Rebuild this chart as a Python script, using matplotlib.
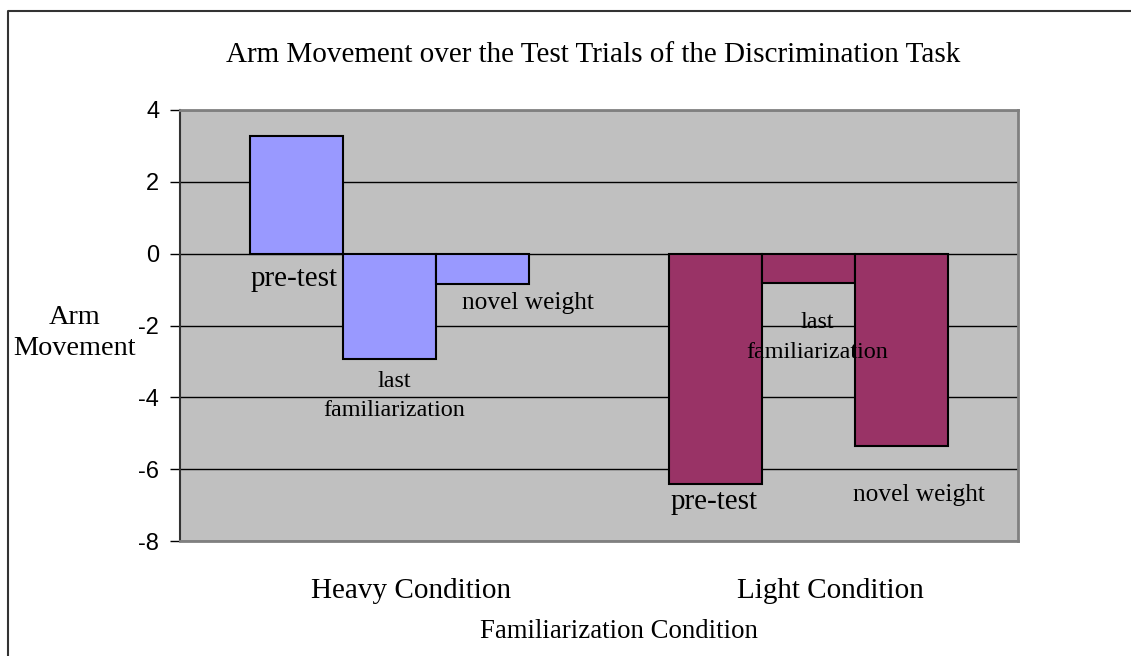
"""
Arm movement over the test trials of the discrimination task
"""

import matplotlib
matplotlib.use("Agg")
import matplotlib.pyplot as plt
import matplotlib.transforms as mtransforms
from matplotlib.lines import Line2D

plt.rcParams['font.family'] = ['Liberation Serif', 'DejaVu Serif']

conditions = ["Heavy Condition", "Light Condition"]
phases = ["pre-test", "last\nfamiliarization", "novel weight"]
heavy = [3.28, -2.93, -0.85]
light = [-6.42, -0.81, -5.36]
y_ticks = [4, 2, 0, -2, -4, -6, -8]

colors = ['#9999FF', '#993366']
# label offsets in pixels from the bar end (dx, dy) and font sizes, per phase
label_offsets = [
    [(-2, -25), (5, -37), (45, -19)],
    [(-1, -18), (9, -55), (17, -49)],
]
label_sizes = [21, 17.4, 18.3]

fig = plt.figure(figsize=(11.31, 6.56), dpi=100)
ax = fig.add_axes([180 / 1131, 1 - 541 / 656, (1018 - 180) / 1131, (541 - 110) / 656])
ax.set_facecolor('#C0C0C0')

bar_w = 1 / (3 * 1.5)
for ci, vals in enumerate([heavy, light]):
    for pi, v in enumerate(vals):
        x = ci + (pi - 1) * bar_w
        ax.bar(x, v, width=bar_w, color=colors[ci], edgecolor='black',
               linewidth=1.5, zorder=3)
        dx, dy = label_offsets[ci][pi]
        ax.annotate(phases[pi], xy=(x, min(v, 0)), xytext=(dx, dy),
                    textcoords='offset pixels', ha='center', va='center',
                    fontsize=label_sizes[pi], linespacing=1.55, zorder=4)

ax.set_xlim(-0.5, 1.5)
ax.set_ylim(-8, 4)
ax.set_yticks(y_ticks)
ax.set_yticklabels([str(t) for t in y_ticks], family='Liberation Sans', fontsize=17)
ax.tick_params(axis='y', direction='out', length=7, width=1, color='black', pad=8)

ax.set_xticks(range(len(conditions)))
ax.set_xticklabels(conditions, fontsize=21)
ax.tick_params(axis='x', length=0, pad=27)
offset = mtransforms.ScaledTranslation(22 / 100, 0, fig.dpi_scale_trans)
for lab in ax.get_xticklabels():
    lab.set_transform(lab.get_transform() + offset)

ax.grid(axis='y', color='black', linewidth=1, zorder=1)
ax.set_axisbelow(True)

for side in ['top', 'right', 'bottom']:
    ax.spines[side].set_color('#808080')
    ax.spines[side].set_linewidth(2)
ax.spines['left'].set_color('#333333')
ax.spines['left'].set_linewidth(1.5)

fig.text(593.5 / 1131, 1 - 55 / 656,
         'Arm Movement over the Test Trials of the Discrimination Task',
         ha='center', va='center', fontsize=21)
fig.text(619 / 1131, 1 - 631 / 656, 'Familiarization Condition',
         ha='center', va='center', fontsize=19.3)
fig.text(75 / 1131, 1 - 333 / 656, 'Arm\nMovement', ha='center', va='center',
         fontsize=20.3, linespacing=1.3, multialignment='center')

# outer chart frame (left and top edges visible)
fig.add_artist(Line2D([8 / 1131, 8 / 1131, 1.0], [0.0, 1 - 11 / 656, 1 - 11 / 656],
                      transform=fig.transFigure, color='#333333', linewidth=1.5))

plt.savefig('out.png', dpi=100)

### TASK DETAILS
From the first line above to the line containing "y_ticks = [4, 2, 0, -2, -4, -6, -8]", repeat each line exactly. Pictures stay out.

### THE ANSWER
Rebuild this chart as a Python script, using matplotlib.
"""
Arm movement over the test trials of the discrimination task
"""

import matplotlib
matplotlib.use("Agg")
import matplotlib.pyplot as plt
import matplotlib.transforms as mtransforms
from matplotlib.lines import Line2D

plt.rcParams['font.family'] = ['Liberation Serif', 'DejaVu Serif']

conditions = ["Heavy Condition", "Light Condition"]
phases = ["pre-test", "last\nfamiliarization", "novel weight"]
heavy = [3.28, -2.93, -0.85]
light = [-6.42, -0.81, -5.36]
y_ticks = [4, 2, 0, -2, -4, -6, -8]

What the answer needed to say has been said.